4. Wasser bedeutet Macht
Die Veränderung der Verfügbarkeit der Ressource kann Rückwirkungen auf gesellschaftliche Machtstrukturen haben. Ein Blick auf eine beliebige Landkarte verrät: am Wasser – am Rand von Flüssen, Seen und Ozeanen – strömen die Menschen zusammen und lassen sich nieder. Seit jeher haben sich Zivilisationen und Kulturen in unmittelbarer Nähe und im Umgang mit der kostbaren Ressource gebildet und entwickelt. Die Versorgung mit Wasser ist von jeher eine zentrale Herausforderung für Gesellschaften – unter technischen wie auch politischen Gesichtspunkten. In den Abrahamitischen Religionen, die in ariden Gebieten entstanden, ist das Bewusstsein ausgeprägt, dass Wasser kostbar und für das Gedeihen und Überleben der Gesellschaften von zentraler Bedeutung ist. Fundamentale Annahmen über die (Macht‐)politische Dimension von Wasser begründete der Soziologe Karl Wittfogel im Jahr 1962. Durch seine soziohistorische Untersuchung früher Gesellschaften prägte er den Begriff der „hydraulischen Gesellschaften“: Wo strukturelle Wasserknappheit die Lebensumstände bestimmte, wurde der Wasserbau zur Grundlage starker, autokratischer Regierungen und setzte diese voraus. Kontrolle über Wasser ist Macht und prägt Gesellschaften.
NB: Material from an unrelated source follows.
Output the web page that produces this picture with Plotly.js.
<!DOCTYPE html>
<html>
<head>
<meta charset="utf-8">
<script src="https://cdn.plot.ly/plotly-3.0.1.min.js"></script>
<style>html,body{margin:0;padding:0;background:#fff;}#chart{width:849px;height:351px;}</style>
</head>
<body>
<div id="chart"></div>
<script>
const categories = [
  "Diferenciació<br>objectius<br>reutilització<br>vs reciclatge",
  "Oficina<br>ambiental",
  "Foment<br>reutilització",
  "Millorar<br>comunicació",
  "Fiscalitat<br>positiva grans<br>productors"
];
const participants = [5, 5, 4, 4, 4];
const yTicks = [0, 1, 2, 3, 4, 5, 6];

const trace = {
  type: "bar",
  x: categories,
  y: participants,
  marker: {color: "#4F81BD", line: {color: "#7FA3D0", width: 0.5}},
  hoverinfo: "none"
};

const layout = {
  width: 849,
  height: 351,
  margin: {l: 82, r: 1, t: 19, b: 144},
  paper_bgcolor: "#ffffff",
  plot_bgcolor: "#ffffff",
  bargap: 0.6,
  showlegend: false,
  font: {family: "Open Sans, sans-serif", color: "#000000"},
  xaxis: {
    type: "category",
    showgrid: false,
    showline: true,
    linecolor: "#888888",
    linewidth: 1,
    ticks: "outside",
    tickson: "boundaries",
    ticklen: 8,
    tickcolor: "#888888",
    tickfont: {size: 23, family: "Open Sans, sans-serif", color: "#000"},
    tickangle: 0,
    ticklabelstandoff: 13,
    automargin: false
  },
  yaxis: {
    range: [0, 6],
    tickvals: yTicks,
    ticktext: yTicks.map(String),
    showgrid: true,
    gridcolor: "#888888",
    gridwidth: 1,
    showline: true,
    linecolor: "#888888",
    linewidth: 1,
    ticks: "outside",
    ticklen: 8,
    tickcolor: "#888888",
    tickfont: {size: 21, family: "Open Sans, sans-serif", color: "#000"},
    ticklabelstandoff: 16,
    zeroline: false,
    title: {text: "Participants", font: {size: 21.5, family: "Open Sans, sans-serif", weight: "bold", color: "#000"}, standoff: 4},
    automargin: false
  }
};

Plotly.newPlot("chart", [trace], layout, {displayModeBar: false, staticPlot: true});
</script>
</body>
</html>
Gerade deshalb wirft die Frage nach der Wasserprivatisierung wichtige soziale und ethische Fragen auf.

Wasser ist ein öffentliches Gut und Grundelement des allen Menschen zugedachten „Lebenshauses der Schöpfung“ (Zenger). Daher solle der Zugang zu Wasser nicht von Märkten abhängig gemacht werden. Heute stellt das Management von Wasser (Zugang zu Trinkwasser, Dämme, sanitäre Einrichtungen) zentrale Punkte in der Entwicklungszusammenarbeit dar: eine sichere und saubere Versorgung mit dem Lebenselixier Wasser ist Grundvoraussetzung für nachhaltige Entwicklung, Wohlstand und Gerechtigkeit. Das (zionistische) Ideal, die Wüste zum Blühen zu bringen, ist heute mit moderner Technik und ganz unterschiedlichen kulturellem Wissenstraditionen (in Israel bes. Rückgriff auf die nabatäische Wassertropfen‐Bewässerung) zu verbinden und kann segensreich wirken. Wasserbau ist nicht nur als technische Intervention in die Natur, sondern immer auch als kulturelle Unternehmung und in seinem spezifischen kulturellen Kontext zu sehen: Wasser bedeutet Macht – Wassermangel bedeutet Ohnmacht. Dürren, ausgetrocknete Flussläufe, versiegende Grundwasserquellen zerstören Gesellschaftsformen, können aber auch Anlass für eine politische Reorganisation bieten.)